Tuesday, May 06, 2008

Ten Men and a Movie: Iron Man



We caught Iron Man this weekend. We liked it. one of the better superhero movies. It delivered exactly what we expected.

Which ultimately means it was a disappointment- no Wow moments. If you’ve seen the trailer, you’ve seen the 1st 2/3rds of the movie. In sequential order. So we were never really amped up during the movie, because we knew what would happen next- we’d already seen it in the preview. So, predictably, the best parts are the parts we did not see coming. Like the comic bits about his helper robots. And there's lots of love shown to the fans of the comic

More observations:
  • The effects were outstanding, but then, if you’ve watched TV in the last four month’s you’ve already seen all the effects. The shots of Iron Man in action were believable, unlike the Spiderman movies, where every scene of him swinging thru Manhattan looks like it was animated by a dropout from ITT Tech’s School for Animation.
Overall, this guy sums it up better than we could.

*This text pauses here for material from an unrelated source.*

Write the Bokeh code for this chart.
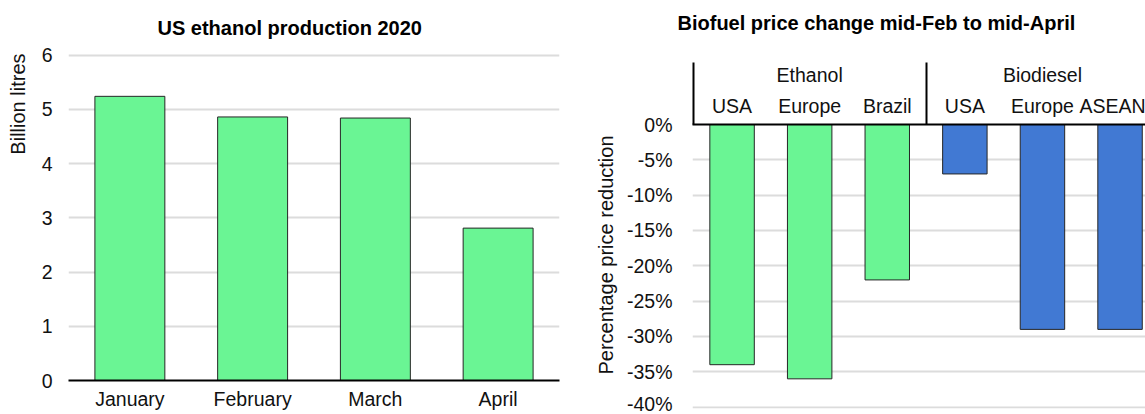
import math
from bokeh.plotting import figure
from bokeh.models import (Range1d, FactorRange, FixedTicker, LinearAxis,
                          CustomJSTickFormatter, PrintfTickFormatter, Title)
from bokeh.layouts import row
from bokeh.embed import file_html
from bokeh.resources import INLINE

# ---------------- data ----------------
months = ["January", "February", "March", "April"]
production = [5.24, 4.86, 4.84, 2.81]          # billion litres
prod_ticks = [0, 1, 2, 3, 4, 5, 6]

fuels = ["Ethanol", "Ethanol", "Ethanol", "Biodiesel", "Biodiesel", "Biodiesel"]
regions = ["USA", "Europe", "Brazil", "USA", "Europe", "ASEAN"]
price_change = [-34, -36, -22, -7, -29, -29]   # percent
pct_ticks = [0, -5, -10, -15, -20, -25, -30, -35, -40]

# ---------------- style ----------------
FONT = "Liberation Sans"
GREEN = "#6af594"
BLUE = "#4179d3"
EDGE = "#262626"
GRID = "#dcdcdc"
TXT = "#111111"
TICK_FS = "19.5px"
LAB_FS = "20px"
fuel_color = {"Ethanol": GREEN, "Biodiesel": BLUE}


def style_common(p):
    p.outline_line_color = None
    p.background_fill_color = "white"
    p.border_fill_color = "white"
    p.title.text_font = FONT
    p.title.text_font_size = "20px"
    p.title.text_font_style = "bold"
    p.title.text_color = "#000000"
    p.title.align = "left"
    if hasattr(p, "frame_align"):
        p.frame_align = False


def side_title(p, text, align, offset):
    # spacer label so that the side title sits clear of the tick labels
    p.yaxis.axis_label = " "
    p.yaxis.axis_label_text_font_size = "1px"
    t = Title(text=text, align=align, offset=offset, standoff=0,
              text_font=FONT, text_font_size=LAB_FS, text_font_style="normal",
              text_color=TXT)
    p.add_layout(t, "left")


# ---------------- left chart ----------------
p1 = figure(width=580, height=414, x_range=FactorRange(*months),
            y_range=Range1d(0, 6.03), output_backend="svg", toolbar_location=None,
            min_border_left=68, min_border_right=21, min_border_top=52,
            min_border_bottom=34, title="US ethanol production 2020")
style_common(p1)
p1.title.offset = 89
p1.title.standoff = 29

p1.vbar(x=months, top=production, width=0.57, fill_color=GREEN,
        line_color=EDGE, line_width=1)

p1.xgrid.grid_line_color = None
p1.ygrid.ticker = FixedTicker(ticks=prod_ticks)
p1.ygrid.grid_line_color = GRID
p1.ygrid.grid_line_width = 2

p1.yaxis.ticker = FixedTicker(ticks=prod_ticks)
p1.yaxis.axis_line_color = None
p1.yaxis.major_tick_line_color = None
p1.yaxis.minor_tick_line_color = None
p1.yaxis.major_label_standoff = 16

p1.xaxis.axis_line_color = "black"
p1.xaxis.axis_line_width = 2
p1.xaxis.major_tick_line_color = None
p1.xaxis.major_label_standoff = 7

for ax in (p1.xaxis, p1.yaxis):
    ax.major_tick_in = 0
    ax.major_tick_out = 0
    ax.minor_tick_in = 0
    ax.minor_tick_out = 0
    ax.major_label_text_font = FONT
    ax.major_label_text_font_size = TICK_FS
    ax.major_label_text_color = TXT

side_title(p1, "Billion litres", "right", 0)
p1.yaxis.axis_label_standoff = 6

# ---------------- right chart ----------------
xs = [i + 0.5 for i in range(len(regions))]
bar_colors = [fuel_color[f] for f in fuels]

# group boundaries / centers derived from the fuel list
seps, centers = [], []
start = 0
for i in range(1, len(fuels) + 1):
    if i == len(fuels) or fuels[i] != fuels[start]:
        seps.append(start)
        centers.append((start + i) / 2)
        start = i

p2 = figure(width=565, height=414, x_range=Range1d(-0.01, 5.828),
            y_range=Range1d(-40.2, 0), output_backend="svg",
            toolbar_location=None, x_axis_location=None,
            min_border_left=112, min_border_right=0, min_border_top=124,
            min_border_bottom=6,
            title="Biofuel price change mid-Feb to mid-April\n\u00a0")
style_common(p2)
p2.title.offset = -15
p2.title.standoff = 9
p2.xgrid.visible = False

p2.vbar(x=xs, bottom=price_change, top=0, width=0.573, fill_color=bar_colors,
        line_color=EDGE, line_width=1)

p2.ygrid.ticker = FixedTicker(ticks=pct_ticks[1:])
p2.ygrid.grid_line_color = GRID
p2.ygrid.grid_line_width = 2

p2.yaxis.ticker = FixedTicker(ticks=pct_ticks)
p2.yaxis.formatter = PrintfTickFormatter(format="%d%%")
p2.yaxis.axis_line_color = None
p2.yaxis.major_tick_line_color = None
p2.yaxis.minor_tick_line_color = None
p2.yaxis.major_tick_in = 0
p2.yaxis.major_tick_out = 0
p2.yaxis.minor_tick_in = 0
p2.yaxis.minor_tick_out = 0
p2.yaxis.major_label_standoff = 20
p2.yaxis.major_label_text_font = FONT
p2.yaxis.major_label_text_font_size = TICK_FS
p2.yaxis.major_label_text_color = TXT

fmt_code = "const k = Math.floor(tick); return (k >= 0 && k < labels.length) ? labels[k] : '';"

SEP_LEN = 62
ax_regions = LinearAxis(
    ticker=FixedTicker(ticks=xs, minor_ticks=seps),
    formatter=CustomJSTickFormatter(args=dict(labels=regions), code=fmt_code),
    major_tick_in=0, major_tick_out=0, minor_tick_in=0, minor_tick_out=SEP_LEN,
    minor_tick_line_color="black", minor_tick_line_width=2,
    axis_line_color="black", axis_line_width=2,
    major_label_standoff=8 - SEP_LEN,
    major_label_text_font=FONT, major_label_text_font_size=TICK_FS,
    major_label_text_color=TXT)
p2.add_layout(ax_regions, "above")

ax_fuels = LinearAxis(
    ticker=FixedTicker(ticks=centers),
    formatter=CustomJSTickFormatter(args=dict(labels=fuels), code=fmt_code),
    major_tick_in=0, major_tick_out=0, minor_tick_in=0, minor_tick_out=0,
    major_tick_line_color=None, minor_tick_line_color=None,
    axis_line_color=None, major_label_standoff=6,
    major_label_text_font=FONT, major_label_text_font_size=TICK_FS,
    major_label_text_color=TXT)
p2.add_layout(ax_fuels, "above")

side_title(p2, "Percentage price reduction", "right", 11)
p2.yaxis.axis_label_standoff = 3

layout = row(p1, p2)
open("out.html", "w").write(file_html(layout, INLINE))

Some absurdities (spoilers below, so cover your ears kids)
  • Tony stark opens the movie with a team of bodyguards who then disappear. He needs an escort to drive to the airport, but nobody to stay at his house and watch the doors?
  • Future generations may look back and laugh at the first scene of Iron Man in action. An American flies to the middle east to save villagers from…. Other Arabs? In the middle of a US occupation and ongoing war? Ugh.
  • You'd think a brilliant inventor like Tony Stark would have an alarm system at his house.
  • So the villain walks into Stark's house (like we said, he needs to get an alarm system) and goes to all the trouble of stealing the nuclear-thingy generator, yet he doesn’t bother to walk downstairs into the lab? He’s not the least bit curious to see what Stark’s been working on? Its not even a lab, its his freaking garage.
  • We don’t buy the villain climbing into the suit. Especially after we sat thru a scene where it was explained to us that an unmanned vehicle will never be better than a manned vehicle. We were expecting a proof-of-concept here.
  • We see problems for future installments – this is a movie where your main character has no discernable eyes or mouth. They handled this pretty well- great mix of believable “cockpit” shots of Downey inside the helmet, but when it came time for Iron Man to speak to someone on the outside, it did not work as well. Almost as if they hadn’t figured it out yet. Sometimes we hear his normal voice, other times it’s a synthesized robotic voice.